In 2017, the country’s population was estimated to amount to almost 93 million inhabitants, a figure which is increasing, albeit relatively slowly. Among other reasons, this is likely due to the fact that Ethiopians are living longer nowadays; life expectancy at birth has remarkably improved by ten years over the last decade. While the total population is expected to increase, the World Bank documents that population growth is decreasing, as there has been a reduction in the fertility rate, from around 6 children per woman in 2005 to around 4 children per woman in 2015. Still, the country has one of the highest fertility rates worldwide.
Ethiopia’s economy is improving. It is one of the countries with the highest GDP growth rates in the world; Ethiopia's GDP is increasing steadily and is expected to surpass the 100- billion mark by 2020. However, its GDP per capita is one of the lowest in the world, which may also be due to the high fertility rate. This causes significant structural problems within the country. Additionally, Ethiopia has also struggled with inflation: After a disastrous increase to more than 33 percent in 2011 and 24 percent in 2012, the inflation rate has been reduced to around 7 to 8 percent nowadays, but this is still relatively high.

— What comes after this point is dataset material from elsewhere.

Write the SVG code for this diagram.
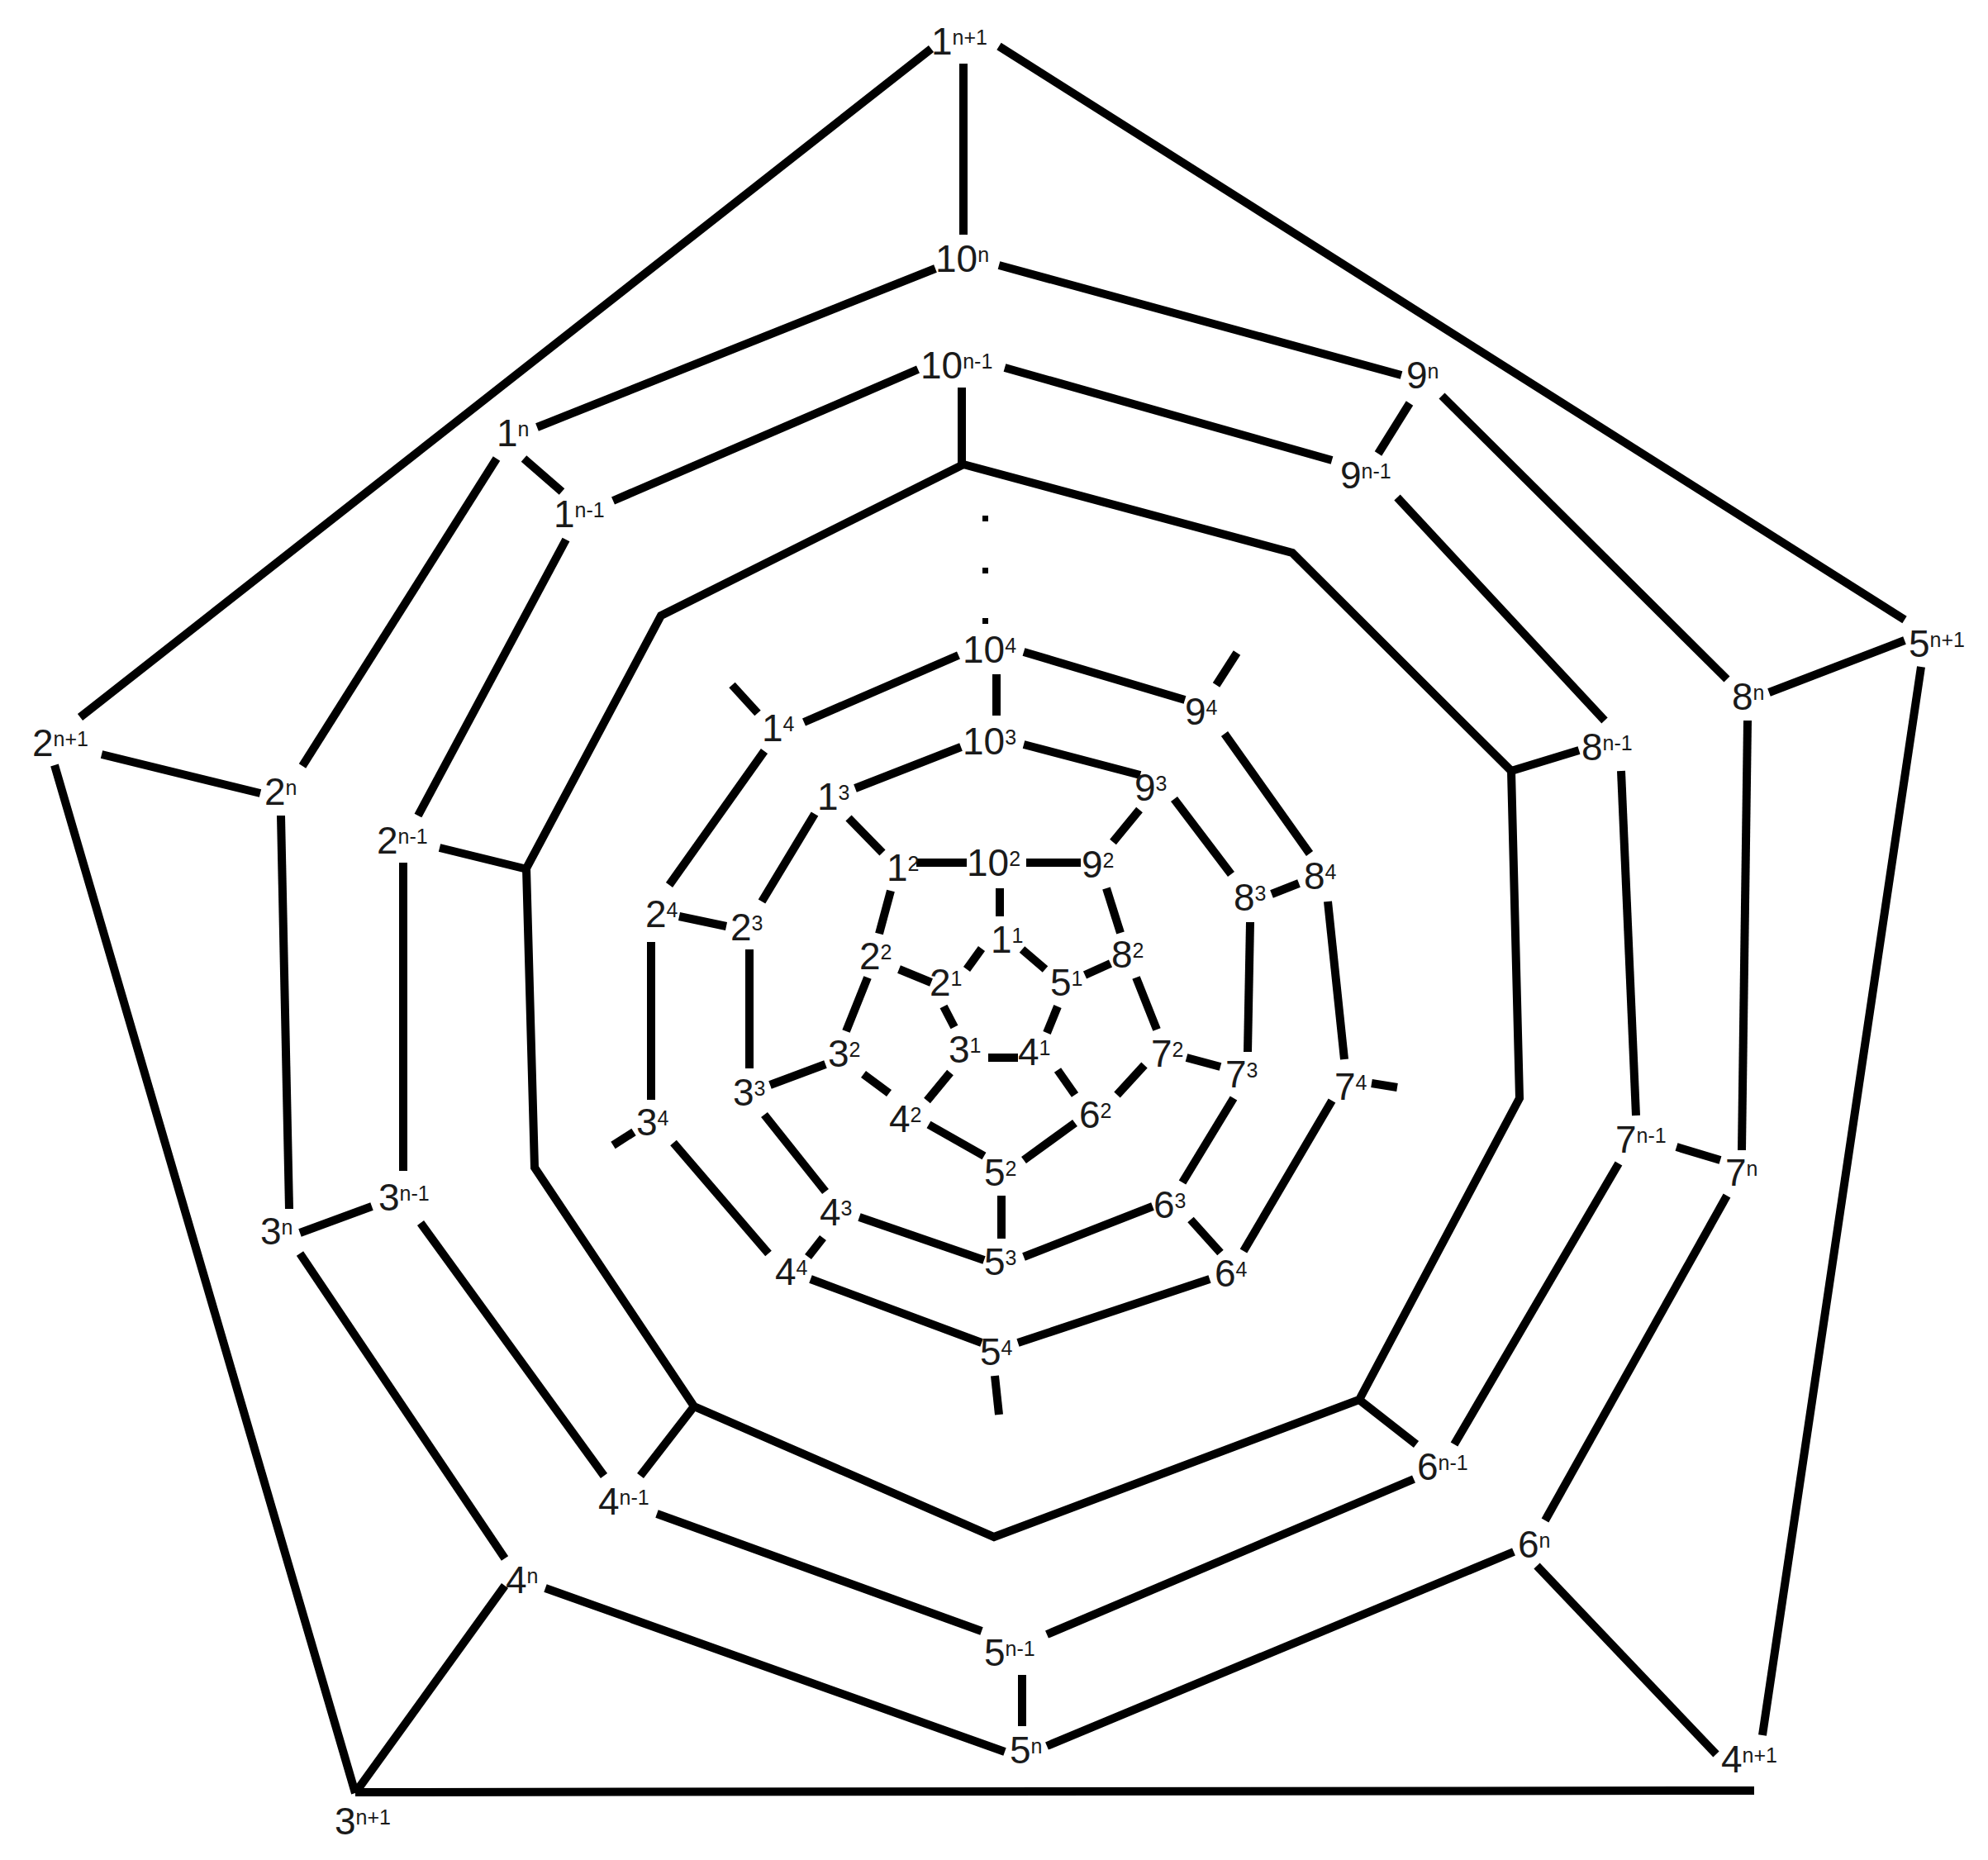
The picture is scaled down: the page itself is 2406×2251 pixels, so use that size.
<svg xmlns="http://www.w3.org/2000/svg" width="2406" height="2251" viewBox="0 0 2406 2251">
<style>
.e{stroke:#000;stroke-width:10;fill:none;stroke-linecap:butt;stroke-linejoin:miter}
.l{font-family:"Liberation Sans",Arial,sans-serif;font-size:46px;fill:#1a1a1a}
.s{font-size:25px}
</style>
<rect width="2406" height="2251" fill="#fff"/>
<g id="connectors" class="e">
<!-- outer pentagon -->
<line x1="1127" y1="59" x2="97" y2="868"/>
<line x1="1209" y1="56" x2="2305" y2="750"/>
<line x1="1166" y1="77" x2="1166" y2="284"/>
<line x1="2325" y1="807" x2="2133" y2="2100"/>
<line x1="430" y1="2169" x2="2123" y2="2167"/>
<line x1="430" y1="2170" x2="66" y2="926"/>
<line x1="432" y1="2167" x2="611" y2="1919"/>
<line x1="2077" y1="2123" x2="1860" y2="1895"/>
<line x1="2305" y1="775" x2="2141" y2="838"/>
<line x1="123" y1="913" x2="315" y2="960"/>
<!-- ring n -->
<line x1="1209" y1="321" x2="1696" y2="454"/>
<line x1="1132" y1="325" x2="650" y2="517"/>
<line x1="1745" y1="479" x2="2090" y2="822"/>
<line x1="2115" y1="872" x2="2108" y2="1392"/>
<line x1="2090" y1="1447" x2="1870" y2="1840"/>
<line x1="1832" y1="1878" x2="1267" y2="2113"/>
<line x1="1216" y1="2120" x2="660" y2="1922"/>
<line x1="611" y1="1886" x2="363" y2="1517"/>
<line x1="350" y1="1463" x2="340" y2="987"/>
<line x1="366" y1="927" x2="601" y2="555"/>
<!-- spokes n to n-1 -->
<line x1="1668" y1="549" x2="1706" y2="488"/>
<line x1="2029" y1="1388" x2="2082" y2="1404"/>
<line x1="1237" y1="2027" x2="1237" y2="2089"/>
<line x1="450" y1="1460" x2="363" y2="1492"/>
<line x1="680" y1="595" x2="634" y2="555"/>
<!-- ring n-1 -->
<line x1="1216" y1="445" x2="1612" y2="557"/>
<line x1="1111" y1="447" x2="742" y2="606"/>
<line x1="1691" y1="602" x2="1942" y2="872"/>
<line x1="1962" y1="933" x2="1980" y2="1350"/>
<line x1="1959" y1="1408" x2="1760" y2="1748"/>
<line x1="1711" y1="1790" x2="1267" y2="1978"/>
<line x1="1188" y1="1974" x2="795" y2="1832"/>
<line x1="731" y1="1786" x2="509" y2="1480"/>
<line x1="488" y1="1044" x2="488" y2="1417"/>
<line x1="506" y1="987" x2="685" y2="653"/>
<!-- spokes n-1 to intermediate ring -->
<line x1="1164" y1="469" x2="1164" y2="562"/>
<line x1="1911" y1="908" x2="1829" y2="933"/>
<line x1="1714" y1="1748" x2="1645" y2="1694"/>
<line x1="775" y1="1786" x2="840" y2="1702"/>
<line x1="532" y1="1026" x2="634" y2="1051"/>
<!-- intermediate ring -->
<polygon points="1166,562 1564,669 1829,933 1839,1329 1645,1694 1203,1860 840,1702 647,1413 637,1051 800,745"/>
<!-- ring 4 -->
<line x1="1160" y1="793" x2="973" y2="874"/>
<line x1="1239" y1="789" x2="1434" y2="847"/>
<line x1="1206" y1="816" x2="1206" y2="866"/>
<line x1="1472" y1="829" x2="1497" y2="790"/>
<line x1="917" y1="863" x2="886" y2="829"/>
<line x1="1482" y1="888" x2="1585" y2="1033"/>
<line x1="1539" y1="1082" x2="1572" y2="1069"/>
<line x1="1607" y1="1091" x2="1627" y2="1282"/>
<line x1="1660" y1="1311" x2="1691" y2="1316"/>
<line x1="1612" y1="1332" x2="1505" y2="1514"/>
<line x1="1464" y1="1548" x2="1232" y2="1625"/>
<line x1="1477" y1="1516" x2="1441" y2="1476"/>
<line x1="1204" y1="1665" x2="1209" y2="1712"/>
<line x1="1188" y1="1625" x2="981" y2="1548"/>
<line x1="978" y1="1521" x2="996" y2="1498"/>
<line x1="930" y1="1517" x2="815" y2="1383"/>
<line x1="767" y1="1370" x2="742" y2="1386"/>
<line x1="788" y1="1140" x2="788" y2="1331"/>
<line x1="810" y1="1071" x2="925" y2="909"/>
<line x1="822" y1="1109" x2="879" y2="1121"/>
<!-- ring 3 -->
<line x1="1163" y1="904" x2="1035" y2="954"/>
<line x1="1239" y1="901" x2="1380" y2="938"/>
<line x1="1421" y1="967" x2="1490" y2="1058"/>
<line x1="1379" y1="980" x2="1347" y2="1019"/>
<line x1="1513" y1="1116" x2="1510" y2="1273"/>
<line x1="1493" y1="1329" x2="1431" y2="1431"/>
<line x1="1477" y1="1291" x2="1436" y2="1280"/>
<line x1="1395" y1="1460" x2="1239" y2="1521"/>
<line x1="1212" y1="1447" x2="1212" y2="1499"/>
<line x1="1191" y1="1525" x2="1040" y2="1473"/>
<line x1="999" y1="1442" x2="925" y2="1349"/>
<line x1="932" y1="1313" x2="999" y2="1288"/>
<line x1="907" y1="1149" x2="907" y2="1293"/>
<line x1="922" y1="1091" x2="986" y2="985"/>
<line x1="1027" y1="990" x2="1068" y2="1032"/>
<!-- ring 2 -->
<line x1="1109" y1="1044" x2="1170" y2="1044"/>
<line x1="1242" y1="1044" x2="1308" y2="1044"/>
<line x1="1210" y1="1075" x2="1210" y2="1109"/>
<line x1="1339" y1="1075" x2="1356" y2="1129"/>
<line x1="1078" y1="1078" x2="1064" y2="1130"/>
<line x1="1375" y1="1183" x2="1400" y2="1246"/>
<line x1="1385" y1="1289" x2="1352" y2="1325"/>
<line x1="1301" y1="1359" x2="1239" y2="1404"/>
<line x1="1191" y1="1399" x2="1124" y2="1361"/>
<line x1="1076" y1="1323" x2="1045" y2="1300"/>
<line x1="1024" y1="1248" x2="1050" y2="1183"/>
<!-- ring 1 and spokes -->
<line x1="1237" y1="1149" x2="1265" y2="1173"/>
<line x1="1280" y1="1218" x2="1267" y2="1250"/>
<line x1="1196" y1="1280" x2="1232" y2="1280"/>
<line x1="1155" y1="1243" x2="1142" y2="1218"/>
<line x1="1170" y1="1173" x2="1188" y2="1148"/>
<line x1="1313" y1="1180" x2="1344" y2="1166"/>
<line x1="1280" y1="1295" x2="1301" y2="1325"/>
<line x1="1150" y1="1298" x2="1122" y2="1332"/>
<line x1="1127" y1="1189" x2="1088" y2="1173"/>
</g>
<g id="dots" fill="#000">
<rect x="1189" y="624" width="7" height="7"/>
<rect x="1189" y="687" width="7" height="7"/>
<rect x="1189" y="748" width="7" height="7"/>
</g>
<g id="nodes" class="l">
<g id="v1_np1"><text x="1127" y="66">1<tspan class="s" dy="-12">n+1</tspan></text></g>
<g id="v10_n"><text x="1132" y="329">10<tspan class="s" dy="-12">n</tspan></text></g>
<g id="v10_nm1"><text x="1114" y="458">10<tspan class="s" dy="-12">n-1</tspan></text></g>
<g id="v9_n"><text x="1702" y="470">9<tspan class="s" dy="-12">n</tspan></text></g>
<g id="v9_nm1"><text x="1622" y="591">9<tspan class="s" dy="-12">n-1</tspan></text></g>
<g id="v1_n"><text x="601" y="540">1<tspan class="s" dy="-12">n</tspan></text></g>
<g id="v1_nm1"><text x="670" y="638">1<tspan class="s" dy="-12">n-1</tspan></text></g>
<g id="v5_np1"><text x="2310" y="795">5<tspan class="s" dy="-12">n+1</tspan></text></g>
<g id="v8_n"><text x="2096" y="859">8<tspan class="s" dy="-12">n</tspan></text></g>
<g id="v8_nm1"><text x="1914" y="920">8<tspan class="s" dy="-12">n-1</tspan></text></g>
<g id="v2_np1"><text x="39" y="915">2<tspan class="s" dy="-12">n+1</tspan></text></g>
<g id="v2_n"><text x="320" y="974">2<tspan class="s" dy="-12">n</tspan></text></g>
<g id="v2_nm1"><text x="456" y="1033">2<tspan class="s" dy="-12">n-1</tspan></text></g>
<g id="v10_4"><text x="1165" y="802">10<tspan class="s" dy="-12">4</tspan></text></g>
<g id="v1_4"><text x="922" y="897">1<tspan class="s" dy="-12">4</tspan></text></g>
<g id="v9_4"><text x="1434" y="877">9<tspan class="s" dy="-12">4</tspan></text></g>
<g id="v10_3"><text x="1165" y="913">10<tspan class="s" dy="-12">3</tspan></text></g>
<g id="v1_3"><text x="989" y="980">1<tspan class="s" dy="-12">3</tspan></text></g>
<g id="v9_3"><text x="1373" y="969">9<tspan class="s" dy="-12">3</tspan></text></g>
<g id="v1_2"><text x="1073" y="1066">1<tspan class="s" dy="-12">2</tspan></text></g>
<g id="v10_2"><text x="1170" y="1060">10<tspan class="s" dy="-12">2</tspan></text></g>
<g id="v9_2"><text x="1309" y="1062">9<tspan class="s" dy="-12">2</tspan></text></g>
<g id="v8_3"><text x="1493" y="1102">8<tspan class="s" dy="-12">3</tspan></text></g>
<g id="v8_4"><text x="1578" y="1076">8<tspan class="s" dy="-12">4</tspan></text></g>
<g id="v2_4"><text x="781" y="1122">2<tspan class="s" dy="-12">4</tspan></text></g>
<g id="v2_3"><text x="884" y="1138">2<tspan class="s" dy="-12">3</tspan></text></g>
<g id="v2_2"><text x="1040" y="1173">2<tspan class="s" dy="-12">2</tspan></text></g>
<g id="v1_1"><text x="1199" y="1153">1<tspan class="s" dy="-12">1</tspan></text></g>
<g id="v2_1"><text x="1125" y="1205">2<tspan class="s" dy="-12">1</tspan></text></g>
<g id="v5_1"><text x="1271" y="1205">5<tspan class="s" dy="-12">1</tspan></text></g>
<g id="v8_2"><text x="1345" y="1171">8<tspan class="s" dy="-12">2</tspan></text></g>
<g id="v3_2"><text x="1002" y="1291">3<tspan class="s" dy="-12">2</tspan></text></g>
<g id="v3_1"><text x="1148" y="1286">3<tspan class="s" dy="-12">1</tspan></text></g>
<g id="v4_1"><text x="1232" y="1289">4<tspan class="s" dy="-12">1</tspan></text></g>
<g id="v7_2"><text x="1393" y="1291">7<tspan class="s" dy="-12">2</tspan></text></g>
<g id="v7_3"><text x="1483" y="1316">7<tspan class="s" dy="-12">3</tspan></text></g>
<g id="v3_3"><text x="887" y="1338">3<tspan class="s" dy="-12">3</tspan></text></g>
<g id="v7_4"><text x="1615" y="1331">7<tspan class="s" dy="-12">4</tspan></text></g>
<g id="v4_2"><text x="1076" y="1370">4<tspan class="s" dy="-12">2</tspan></text></g>
<g id="v6_2"><text x="1306" y="1365">6<tspan class="s" dy="-12">2</tspan></text></g>
<g id="v3_4"><text x="770" y="1374">3<tspan class="s" dy="-12">4</tspan></text></g>
<g id="v5_2"><text x="1191" y="1435">5<tspan class="s" dy="-12">2</tspan></text></g>
<g id="v4_3"><text x="992" y="1483">4<tspan class="s" dy="-12">3</tspan></text></g>
<g id="v6_3"><text x="1396" y="1474">6<tspan class="s" dy="-12">3</tspan></text></g>
<g id="v5_3"><text x="1191" y="1543">5<tspan class="s" dy="-12">3</tspan></text></g>
<g id="v4_4"><text x="938" y="1555">4<tspan class="s" dy="-12">4</tspan></text></g>
<g id="v6_4"><text x="1470" y="1557">6<tspan class="s" dy="-12">4</tspan></text></g>
<g id="v5_4"><text x="1186" y="1652">5<tspan class="s" dy="-12">4</tspan></text></g>
<g id="v3_n"><text x="315" y="1506">3<tspan class="s" dy="-12">n</tspan></text></g>
<g id="v3_nm1"><text x="458" y="1465">3<tspan class="s" dy="-12">n-1</tspan></text></g>
<g id="v7_nm1"><text x="1955" y="1395">7<tspan class="s" dy="-12">n-1</tspan></text></g>
<g id="v7_n"><text x="2088" y="1435">7<tspan class="s" dy="-12">n</tspan></text></g>
<g id="v4_nm1"><text x="724" y="1833">4<tspan class="s" dy="-12">n-1</tspan></text></g>
<g id="v6_nm1"><text x="1715" y="1791">6<tspan class="s" dy="-12">n-1</tspan></text></g>
<g id="v6_n"><text x="1837" y="1885">6<tspan class="s" dy="-12">n</tspan></text></g>
<g id="v4_n"><text x="612" y="1928">4<tspan class="s" dy="-12">n</tspan></text></g>
<g id="v5_nm1"><text x="1191" y="2016">5<tspan class="s" dy="-12">n-1</tspan></text></g>
<g id="v5_n"><text x="1222" y="2134">5<tspan class="s" dy="-12">n</tspan></text></g>
<g id="v4_np1"><text x="2083" y="2145">4<tspan class="s" dy="-12">n+1</tspan></text></g>
<g id="v3_np1"><text x="405" y="2220">3<tspan class="s" dy="-12">n+1</tspan></text></g>
</g>
</svg>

The agricultural and services sectors generate equally large shares of the economy, around 40 percent each. The rest comes from the industrial sector. For the past years, Ethiopia has reported a trade deficit, which is not likely to improve anytime soon, on the contrary - The figures for 2015 and 2016 were the most severe yet. In 2017, the country exported goods estimated to be worth 3.17 billion U.S. dollars, but imported goods worth more than 5 times as much. Ethiopia’s most important trade partners, for both imports and exports include China and the United States.